A McCulloch County Jury deliberated for just over seven hours on Wednesday evening before returning a verdict of guilty
in the Michael Tarr Murder case.
Tarr, 42, was convicted of killing Jason Allan Cumbe on August 15, 2021, at the Cumbe residence at 1605 South Wall Street.
District Attorney Tonya Ahlschwede and Assistant District Attorney Nelson Barnes made the case for the state and Judson Woodley defended Tarr.
According to testimony, Tarr and Cumbe had issues with one another and expressed those through a series of text messages and through social media. Many of those issues involved Cumbe’s girlfriend Tiffany Villarreal. In her testimony, Villarreal stated that Tarr had been messaging her. She claimed those messages were flirting in nature and after Cumbe found out, that she asked Tarr to no longer contact her as she was in a relationship.

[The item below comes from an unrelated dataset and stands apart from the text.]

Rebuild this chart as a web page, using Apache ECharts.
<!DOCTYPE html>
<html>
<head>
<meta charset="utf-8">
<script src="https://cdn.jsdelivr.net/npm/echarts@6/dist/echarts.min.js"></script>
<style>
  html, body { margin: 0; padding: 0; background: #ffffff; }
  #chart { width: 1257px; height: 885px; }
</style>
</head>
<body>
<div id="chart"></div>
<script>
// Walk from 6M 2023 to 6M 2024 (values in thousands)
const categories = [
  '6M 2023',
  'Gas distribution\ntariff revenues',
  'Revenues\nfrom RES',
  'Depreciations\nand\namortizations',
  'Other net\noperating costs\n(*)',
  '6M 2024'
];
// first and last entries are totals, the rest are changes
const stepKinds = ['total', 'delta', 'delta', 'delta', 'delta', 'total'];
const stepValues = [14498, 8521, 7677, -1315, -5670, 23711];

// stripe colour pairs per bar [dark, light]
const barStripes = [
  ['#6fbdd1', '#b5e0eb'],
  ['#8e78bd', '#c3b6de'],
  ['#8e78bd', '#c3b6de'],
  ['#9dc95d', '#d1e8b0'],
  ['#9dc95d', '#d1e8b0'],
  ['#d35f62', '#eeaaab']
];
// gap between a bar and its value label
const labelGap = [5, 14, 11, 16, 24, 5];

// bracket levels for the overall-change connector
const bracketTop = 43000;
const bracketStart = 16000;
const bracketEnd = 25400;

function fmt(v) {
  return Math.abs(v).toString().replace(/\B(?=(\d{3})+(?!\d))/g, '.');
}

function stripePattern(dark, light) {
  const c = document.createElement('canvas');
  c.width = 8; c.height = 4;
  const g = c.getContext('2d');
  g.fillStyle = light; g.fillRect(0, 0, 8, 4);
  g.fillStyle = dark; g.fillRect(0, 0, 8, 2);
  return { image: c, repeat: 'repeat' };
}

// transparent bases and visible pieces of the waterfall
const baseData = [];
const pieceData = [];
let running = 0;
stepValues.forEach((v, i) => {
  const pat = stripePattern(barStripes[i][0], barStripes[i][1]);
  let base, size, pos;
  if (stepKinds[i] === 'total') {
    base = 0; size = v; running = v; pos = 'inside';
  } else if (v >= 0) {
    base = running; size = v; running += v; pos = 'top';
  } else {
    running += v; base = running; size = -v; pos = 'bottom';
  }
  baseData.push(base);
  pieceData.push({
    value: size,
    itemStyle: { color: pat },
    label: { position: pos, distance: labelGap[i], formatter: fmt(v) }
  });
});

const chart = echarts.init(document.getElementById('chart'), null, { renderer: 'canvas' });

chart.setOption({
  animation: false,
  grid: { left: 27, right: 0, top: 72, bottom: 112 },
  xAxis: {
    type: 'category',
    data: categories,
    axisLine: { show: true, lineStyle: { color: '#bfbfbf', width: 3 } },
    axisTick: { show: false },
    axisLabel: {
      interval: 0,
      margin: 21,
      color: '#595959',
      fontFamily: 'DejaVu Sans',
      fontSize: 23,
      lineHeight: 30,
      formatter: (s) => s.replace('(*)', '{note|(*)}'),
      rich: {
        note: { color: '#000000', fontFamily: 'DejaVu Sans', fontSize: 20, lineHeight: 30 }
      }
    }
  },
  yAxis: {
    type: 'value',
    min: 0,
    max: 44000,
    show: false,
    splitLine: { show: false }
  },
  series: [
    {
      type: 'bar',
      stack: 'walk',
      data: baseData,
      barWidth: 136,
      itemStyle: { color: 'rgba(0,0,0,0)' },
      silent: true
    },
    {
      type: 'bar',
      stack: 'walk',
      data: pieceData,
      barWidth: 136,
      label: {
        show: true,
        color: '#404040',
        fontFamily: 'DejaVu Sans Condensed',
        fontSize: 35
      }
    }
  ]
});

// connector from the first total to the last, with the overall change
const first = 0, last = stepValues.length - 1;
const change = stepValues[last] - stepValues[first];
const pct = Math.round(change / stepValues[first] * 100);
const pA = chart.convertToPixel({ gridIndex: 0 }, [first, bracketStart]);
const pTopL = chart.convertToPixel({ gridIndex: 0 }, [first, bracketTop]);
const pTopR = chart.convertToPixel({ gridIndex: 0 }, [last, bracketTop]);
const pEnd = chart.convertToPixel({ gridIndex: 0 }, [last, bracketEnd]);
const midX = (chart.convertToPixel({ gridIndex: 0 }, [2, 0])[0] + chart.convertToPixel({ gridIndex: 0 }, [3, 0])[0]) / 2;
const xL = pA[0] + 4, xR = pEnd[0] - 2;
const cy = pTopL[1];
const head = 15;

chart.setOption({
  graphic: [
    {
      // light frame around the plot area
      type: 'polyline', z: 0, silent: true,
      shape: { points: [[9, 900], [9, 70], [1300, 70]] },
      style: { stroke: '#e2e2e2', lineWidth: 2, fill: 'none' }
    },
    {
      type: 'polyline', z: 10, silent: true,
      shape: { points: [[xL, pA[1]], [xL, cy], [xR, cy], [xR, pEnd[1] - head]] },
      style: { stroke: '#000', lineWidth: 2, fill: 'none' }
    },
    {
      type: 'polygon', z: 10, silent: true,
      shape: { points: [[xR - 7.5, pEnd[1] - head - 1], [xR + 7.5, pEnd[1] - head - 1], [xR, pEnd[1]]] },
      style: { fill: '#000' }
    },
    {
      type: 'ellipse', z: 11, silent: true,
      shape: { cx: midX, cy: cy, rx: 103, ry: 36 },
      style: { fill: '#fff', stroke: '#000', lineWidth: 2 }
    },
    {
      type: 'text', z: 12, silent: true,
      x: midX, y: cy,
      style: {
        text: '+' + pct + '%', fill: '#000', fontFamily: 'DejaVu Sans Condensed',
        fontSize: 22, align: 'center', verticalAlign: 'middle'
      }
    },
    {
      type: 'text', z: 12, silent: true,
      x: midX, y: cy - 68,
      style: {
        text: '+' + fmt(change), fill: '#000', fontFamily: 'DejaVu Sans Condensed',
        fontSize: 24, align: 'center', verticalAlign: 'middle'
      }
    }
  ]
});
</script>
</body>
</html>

Villarreal said she and Cumbe had been at Walmart in Brady, the day before the homicide and a small altercation began between the two men. Around 4:00AM the following day, Tarr drove to the Cumbe house. Cumbe went out the back door to the side of the house and Villarreal testified that she later heard a gun shot. Cumbe was found laying partially underneath a pickup in the street and Tarr was standing near him.
At the time of his arrest, Tarr’s alcohol level was at .157 — nearly twice the legal limit of intoxication to operate a vehicle.

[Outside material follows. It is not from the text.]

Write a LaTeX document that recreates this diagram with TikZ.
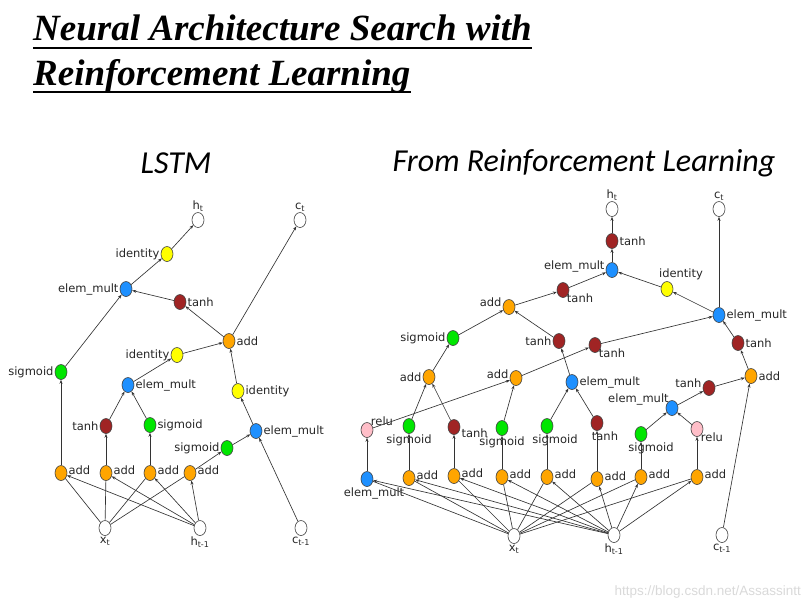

Dr. Suzanna Dana, a Forensic Pathologist, who onducted Cumbe’s autopsy testified the cause of Cumbe’s death was a gunshot wound to the neck. She also found a high level of methamphetamines and lower doses of amphetamines and opioids in Cumbe’s system at the time of his death.

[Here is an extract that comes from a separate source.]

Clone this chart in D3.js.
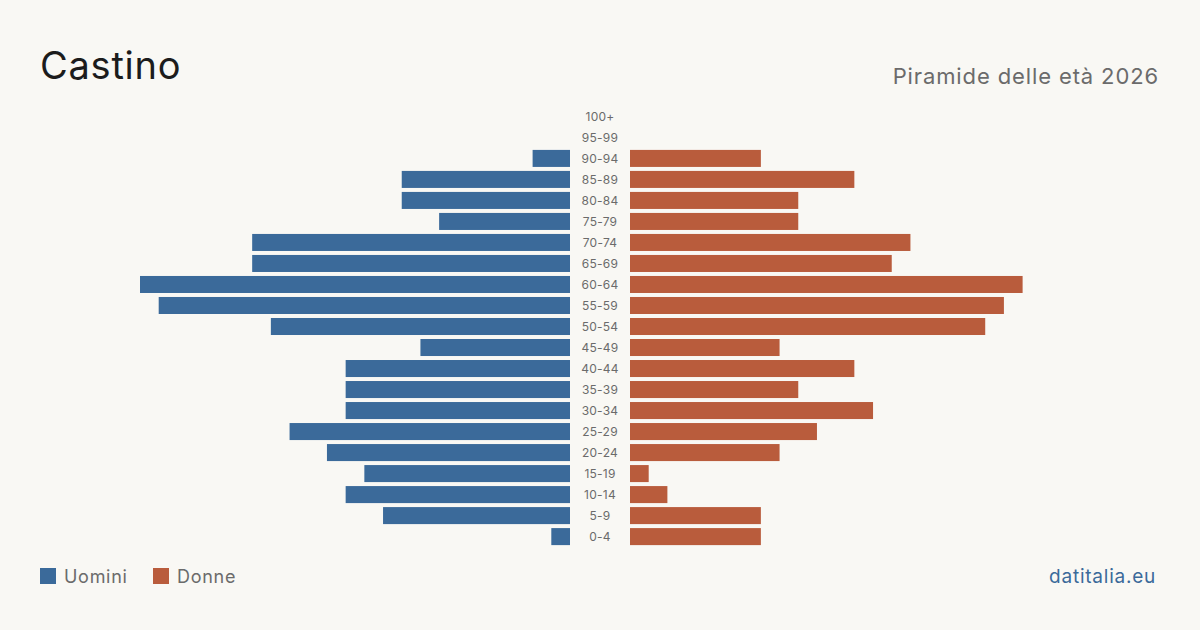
<!DOCTYPE html>
<html lang="it">
<head>
<meta charset="UTF-8">
<title>Castino - Piramide delle età 2026</title>
<script src="https://d3js.org/d3.v7.min.js"></script>
<style>
  html, body { margin: 0; padding: 0; background: #f9f8f4; }
  svg { display: block; font-family: Inter, "Noto Sans", sans-serif; }
  text { letter-spacing: 0.04em; }
</style>
</head>
<body>
<svg id="chart" width="1200" height="630"></svg>
<script>
// age classes, top to bottom
const ageGroups = ['100+', '95-99', '90-94', '85-89', '80-84', '75-79', '70-74', '65-69', '60-64',
  '55-59', '50-54', '45-49', '40-44', '35-39', '30-34', '25-29', '20-24', '15-19', '10-14', '5-9', '0-4'];
const uomini = [0, 0, 2, 9, 9, 7, 17, 17, 23, 22, 16, 8, 12, 12, 12, 15, 13, 11, 12, 10, 1];
const donne  = [0, 0, 7, 12, 9, 9, 15, 14, 21, 20, 19, 8, 12, 9, 13, 10, 8, 1, 2, 7, 7];

const colM = '#3b6a9a', colF = '#b95c3c';
const svg = d3.select('#chart');

const y = d3.scaleBand().domain(ageGroups).range([106, 547]).paddingInner(0.19).paddingOuter(0.09);
const maxV = d3.max(uomini.concat(donne));
const w = d3.scaleLinear().domain([0, maxV]).range([0, 430]);
const midL = 570, midR = 630;

const rows = ageGroups.map((g, i) => ({ g, m: uomini[i], f: donne[i] }));

svg.selectAll('.m').data(rows).enter().append('rect')
  .attr('x', d => midL - w(d.m)).attr('y', d => y(d.g))
  .attr('width', d => w(d.m)).attr('height', y.bandwidth())
  .attr('fill', colM);

svg.selectAll('.f').data(rows).enter().append('rect')
  .attr('x', midR).attr('y', d => y(d.g))
  .attr('width', d => w(d.f)).attr('height', y.bandwidth())
  .attr('fill', colF);

svg.selectAll('.lab').data(rows).enter().append('text')
  .attr('x', 600).attr('y', d => y(d.g) + y.bandwidth() / 2)
  .attr('dy', '0.35em').attr('text-anchor', 'middle')
  .attr('font-size', 12).attr('fill', '#6b6b6b')
  .style('letter-spacing', '0.02em')
  .text(d => d.g);

// titles
svg.append('text').attr('x', 40).attr('y', 79).attr('font-size', 38)
  .attr('fill', '#1c1c1c').style('letter-spacing', '0.02em').text('Castino');
svg.append('text').attr('x', 1159).attr('y', 84).attr('text-anchor', 'end')
  .attr('font-size', 22).attr('fill', '#6b6b6b').text('Piramide delle età 2026');

// legend
const legend = [{ k: 'Uomini', c: colM, x: 40 }, { k: 'Donne', c: colF, x: 153 }];
legend.forEach(l => {
  svg.append('rect').attr('x', l.x).attr('y', 568).attr('width', 16).attr('height', 16).attr('fill', l.c);
  svg.append('text').attr('x', l.x + 24).attr('y', 583).attr('font-size', 18)
    .attr('fill', '#6b6b6b').text(l.k);
});

svg.append('text').attr('x', 1156).attr('y', 583).attr('text-anchor', 'end')
  .attr('font-size', 19).attr('fill', '#3b6a9a').text('datitalia.eu');
</script>
</body>
</html>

The defense contended that Tarr only used his gun to defend himself. Tarr’s testimony was that Cumbe came to the drivers side of Tarr’s vehicle during those early morning hours and began beating him violently. The prosecution claimed that Cumbe had no markings on the outside or inside of his hands and those pieces of metal must have fallen out of a trash bin near the road and were never used by Cumbe.